In their petition, the non-Orthodox movements also demand that the state refer to them in its official documentation as “Reform” and “Conservative” communities rather than “renewed” communities. In addition, they demand that the state refer to their ordained spiritual leaders as “rabbis” rather than “community leaders.”
This the third such petition filed recently against the state by the non-Orthodox movements. The previous two were dismissed by the High Court on technical grounds.
Commenting on the petition, Rabbi Gilad Kariv, executive director of the Reform Movement in Israel, said: “Especially now, given the expected composition of the next government coalition, it is important for us to clarify and declare that we will not give up on our demand for recognition for all the Jewish movements and for an end to discrimination against the Reform and Conservative movement.”

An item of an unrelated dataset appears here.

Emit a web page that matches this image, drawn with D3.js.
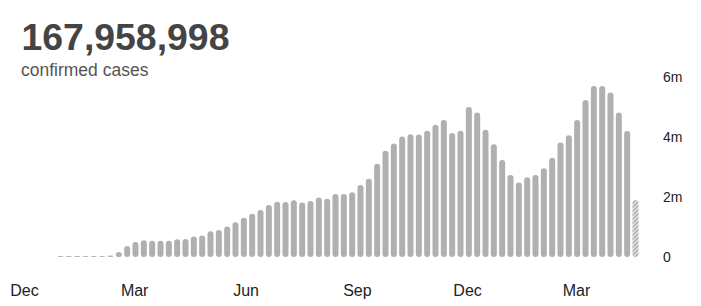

Coalition negotiations have only just begun, but it appears that the ultra-Orthodox parties, who do not consider Reform and Conservative Judaism legitimate, will be a powerful force in the next government.
Yizhar Hess, executive director of the Conservative movement in Israel, said: “The discrimination is glaring and must be fixed. The courts have made this clear time and again, and yet, despite all the negotiations that have taken place, the state keeps dragging its feet.”
The petition notes that there are currently 35 Reform and 55 Conservative congregations in Israel. A total of 51 rabbis are currently employed as congregational rabbis in Israeli cities, towns and regional councils.
Under existing laws, only Conservative and Reform rabbis serving outlying regional councils are eligible for state-funded salaries. In contrast, Orthodox rabbis in major Israeli towns and cities receive their salaries from the state.
Non-Orthodox rabbis serving regional councils first began receiving salaries in 2014. The state was forced to pay them after a landmark High Court ruling. Currently, about a dozen such rabbis are on the state payroll.